Commissioned by the San Francisco Symphony.

  • pf + 1+pic.2(II:ca).2(II:Ebcl).1+cbn/2.2.1+btbn.1/timp.3perc/cel.hp/str
  • Piano
  • 25 min

Programme Note

The piece is divided into a traditional structure of fast-slow-faster. The first movement is pulse-based, with a motoric and vaguely antagonistic relationship between the soloist and the orchestra. Eventually, we start to hear fragments of music by Rameau (1683-1764), whose Nouvelles Suites de Pièces de Clavecin (1726) are a longtime obsession of mine. I’ve always loved the near-constant tension in Rameau’s work between very expressive elegance and mechanical music which can almost feel like a clever wind-up toy. The same tension exists in Ravel. In the first movement, fragments of two frisky Rameau pieces appear, coming in and out of focus (La Poule and Le Tricotets), which frame a central slower section which presents, in the harp and oboe, a very slowed down version of a Rameau Minuet, which I’ve long thought to be one of his more soulful and beautiful pieces. Here, ornamentation is brought to the forefront, as a nod to Alexandre Tharaud’s ability to make even heavily ornamented lines absolutely crystalline.

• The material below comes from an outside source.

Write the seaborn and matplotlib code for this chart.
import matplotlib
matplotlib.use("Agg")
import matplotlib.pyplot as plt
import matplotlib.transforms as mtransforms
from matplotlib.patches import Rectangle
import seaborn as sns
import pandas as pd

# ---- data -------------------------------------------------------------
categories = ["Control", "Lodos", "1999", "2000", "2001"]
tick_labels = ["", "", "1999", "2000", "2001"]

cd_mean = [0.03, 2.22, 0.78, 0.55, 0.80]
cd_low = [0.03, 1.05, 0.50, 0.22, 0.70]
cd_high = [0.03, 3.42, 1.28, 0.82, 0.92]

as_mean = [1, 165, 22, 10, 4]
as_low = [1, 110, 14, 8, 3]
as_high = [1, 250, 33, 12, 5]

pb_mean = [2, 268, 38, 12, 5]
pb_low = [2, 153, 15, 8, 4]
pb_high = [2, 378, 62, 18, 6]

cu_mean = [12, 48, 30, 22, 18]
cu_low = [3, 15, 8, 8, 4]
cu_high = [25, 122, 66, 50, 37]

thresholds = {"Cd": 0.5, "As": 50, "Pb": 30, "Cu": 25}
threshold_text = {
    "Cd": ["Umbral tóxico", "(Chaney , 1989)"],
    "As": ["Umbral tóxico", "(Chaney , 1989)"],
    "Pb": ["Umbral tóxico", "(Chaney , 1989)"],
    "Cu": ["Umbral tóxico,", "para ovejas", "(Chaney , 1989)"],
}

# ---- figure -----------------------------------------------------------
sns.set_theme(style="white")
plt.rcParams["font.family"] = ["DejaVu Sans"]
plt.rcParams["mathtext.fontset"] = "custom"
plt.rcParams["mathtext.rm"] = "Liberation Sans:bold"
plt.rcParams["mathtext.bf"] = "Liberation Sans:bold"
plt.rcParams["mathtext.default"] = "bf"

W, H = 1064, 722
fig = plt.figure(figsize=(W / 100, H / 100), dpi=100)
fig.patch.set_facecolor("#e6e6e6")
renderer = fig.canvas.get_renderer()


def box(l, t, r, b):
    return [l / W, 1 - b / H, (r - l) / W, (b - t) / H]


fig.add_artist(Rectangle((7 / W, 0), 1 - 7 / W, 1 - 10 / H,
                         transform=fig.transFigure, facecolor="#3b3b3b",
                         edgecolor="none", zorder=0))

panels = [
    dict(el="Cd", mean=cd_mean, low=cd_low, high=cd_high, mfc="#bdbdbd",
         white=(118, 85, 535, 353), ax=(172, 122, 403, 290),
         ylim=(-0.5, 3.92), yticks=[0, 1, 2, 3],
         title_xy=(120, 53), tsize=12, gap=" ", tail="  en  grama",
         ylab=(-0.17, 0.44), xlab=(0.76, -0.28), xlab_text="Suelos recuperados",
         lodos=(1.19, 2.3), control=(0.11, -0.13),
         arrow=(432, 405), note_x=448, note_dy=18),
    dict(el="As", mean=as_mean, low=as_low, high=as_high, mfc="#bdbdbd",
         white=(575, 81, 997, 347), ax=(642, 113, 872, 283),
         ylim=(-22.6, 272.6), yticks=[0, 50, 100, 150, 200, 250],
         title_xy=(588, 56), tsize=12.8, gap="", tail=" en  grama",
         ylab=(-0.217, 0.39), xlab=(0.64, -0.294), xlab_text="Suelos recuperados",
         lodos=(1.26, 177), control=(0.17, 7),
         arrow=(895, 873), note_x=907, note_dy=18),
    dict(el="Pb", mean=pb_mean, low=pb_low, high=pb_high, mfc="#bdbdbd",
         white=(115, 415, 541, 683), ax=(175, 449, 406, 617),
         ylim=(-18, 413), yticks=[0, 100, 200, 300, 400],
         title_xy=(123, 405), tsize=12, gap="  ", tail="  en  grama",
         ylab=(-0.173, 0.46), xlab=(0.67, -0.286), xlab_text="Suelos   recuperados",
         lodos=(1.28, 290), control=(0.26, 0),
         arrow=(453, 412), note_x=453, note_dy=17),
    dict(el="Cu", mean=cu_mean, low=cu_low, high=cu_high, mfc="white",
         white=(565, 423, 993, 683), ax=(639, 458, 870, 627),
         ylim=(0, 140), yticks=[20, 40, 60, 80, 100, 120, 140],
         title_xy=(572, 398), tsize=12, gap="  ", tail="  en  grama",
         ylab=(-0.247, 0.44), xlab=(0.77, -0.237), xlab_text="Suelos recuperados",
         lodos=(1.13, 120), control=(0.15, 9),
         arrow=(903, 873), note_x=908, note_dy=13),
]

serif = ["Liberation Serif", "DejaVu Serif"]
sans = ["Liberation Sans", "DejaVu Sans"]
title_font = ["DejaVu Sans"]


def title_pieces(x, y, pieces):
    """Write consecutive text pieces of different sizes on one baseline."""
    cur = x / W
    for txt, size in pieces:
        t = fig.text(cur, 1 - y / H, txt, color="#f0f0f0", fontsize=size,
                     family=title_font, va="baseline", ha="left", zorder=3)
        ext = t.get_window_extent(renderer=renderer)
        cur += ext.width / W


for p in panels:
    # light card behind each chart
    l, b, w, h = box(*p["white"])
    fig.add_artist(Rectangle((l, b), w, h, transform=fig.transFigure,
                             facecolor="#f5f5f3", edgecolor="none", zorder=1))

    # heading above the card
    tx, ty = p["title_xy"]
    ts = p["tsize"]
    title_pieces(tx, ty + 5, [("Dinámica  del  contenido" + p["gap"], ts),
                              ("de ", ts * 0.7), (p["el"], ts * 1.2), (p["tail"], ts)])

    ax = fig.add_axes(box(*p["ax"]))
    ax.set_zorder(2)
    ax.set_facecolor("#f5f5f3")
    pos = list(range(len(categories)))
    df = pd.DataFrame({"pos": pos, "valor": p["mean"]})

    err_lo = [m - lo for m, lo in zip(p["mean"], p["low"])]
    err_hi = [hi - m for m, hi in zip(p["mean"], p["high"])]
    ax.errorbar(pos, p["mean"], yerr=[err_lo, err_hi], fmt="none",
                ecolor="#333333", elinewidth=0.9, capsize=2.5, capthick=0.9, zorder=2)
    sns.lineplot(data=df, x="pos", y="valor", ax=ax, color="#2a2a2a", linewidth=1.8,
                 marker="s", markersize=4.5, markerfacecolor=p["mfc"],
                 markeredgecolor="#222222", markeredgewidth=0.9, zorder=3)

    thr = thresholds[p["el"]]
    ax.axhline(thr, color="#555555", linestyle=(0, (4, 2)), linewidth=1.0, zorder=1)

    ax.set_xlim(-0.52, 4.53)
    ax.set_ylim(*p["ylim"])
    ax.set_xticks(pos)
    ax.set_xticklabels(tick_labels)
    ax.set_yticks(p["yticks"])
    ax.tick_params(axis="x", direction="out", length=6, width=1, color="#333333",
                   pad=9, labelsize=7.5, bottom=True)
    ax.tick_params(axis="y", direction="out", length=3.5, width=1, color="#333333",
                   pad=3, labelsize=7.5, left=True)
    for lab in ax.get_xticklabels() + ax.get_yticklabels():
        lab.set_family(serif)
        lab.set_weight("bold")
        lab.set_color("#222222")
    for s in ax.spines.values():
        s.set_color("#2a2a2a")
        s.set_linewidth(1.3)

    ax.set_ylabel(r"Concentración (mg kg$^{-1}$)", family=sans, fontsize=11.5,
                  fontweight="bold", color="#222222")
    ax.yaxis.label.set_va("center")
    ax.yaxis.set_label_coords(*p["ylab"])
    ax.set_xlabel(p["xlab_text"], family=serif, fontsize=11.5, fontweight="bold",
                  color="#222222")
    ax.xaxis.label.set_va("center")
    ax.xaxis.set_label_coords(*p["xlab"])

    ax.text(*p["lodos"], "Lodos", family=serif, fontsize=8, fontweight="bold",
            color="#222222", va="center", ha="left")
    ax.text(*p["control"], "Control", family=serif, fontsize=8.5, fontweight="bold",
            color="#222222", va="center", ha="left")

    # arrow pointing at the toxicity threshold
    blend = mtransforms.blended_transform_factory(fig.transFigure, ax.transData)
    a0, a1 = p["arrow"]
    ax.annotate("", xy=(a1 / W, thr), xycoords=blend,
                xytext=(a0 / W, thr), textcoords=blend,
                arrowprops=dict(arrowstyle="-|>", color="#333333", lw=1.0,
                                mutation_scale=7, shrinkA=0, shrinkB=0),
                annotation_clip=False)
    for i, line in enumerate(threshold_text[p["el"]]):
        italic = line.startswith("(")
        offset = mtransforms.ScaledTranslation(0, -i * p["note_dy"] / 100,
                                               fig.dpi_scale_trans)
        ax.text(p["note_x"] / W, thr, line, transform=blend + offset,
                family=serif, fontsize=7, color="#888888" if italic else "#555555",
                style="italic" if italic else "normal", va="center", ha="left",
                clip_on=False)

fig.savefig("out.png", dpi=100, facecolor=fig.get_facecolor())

The second movement begins with the simplest possible piano writing: four- or five-note chords, only whole notes, in a lazy 32-bar cycle which is repeated four times over the course of the movement. Eventually, the orchestra begins to antagonize the soloist, playing unstable and somehow dangerous glissandi, blurring the pitch and creating a sense of uncertainty around the simplicity of the piano writing. The piano ultimately joins the orchestra in making a raucous noise. From this emerges a passage of absolute stillness, with the piano playing distant triplets.

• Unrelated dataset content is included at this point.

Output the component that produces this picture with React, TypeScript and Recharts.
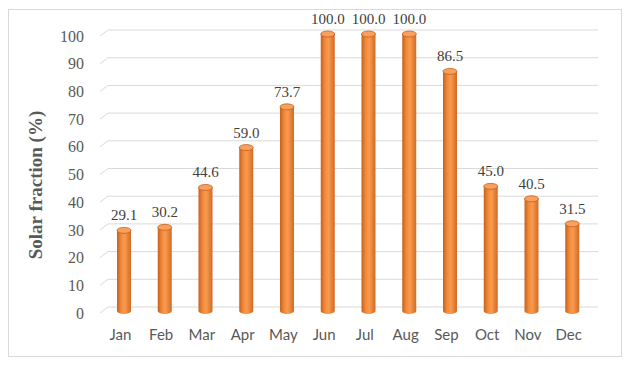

The third movement returns to the pulse-based economy of the first movement, but here, the soloist and the orchestra have resolved their differences and are in lock-step with one another. Instruments jump in and out of the conversation, often playing in unison with the soloist. A solo viola takes on a prominent role. Fragments of Rameau appear and vanish back into the texture. The piece ends joyfully, with pulses traded around the orchestra.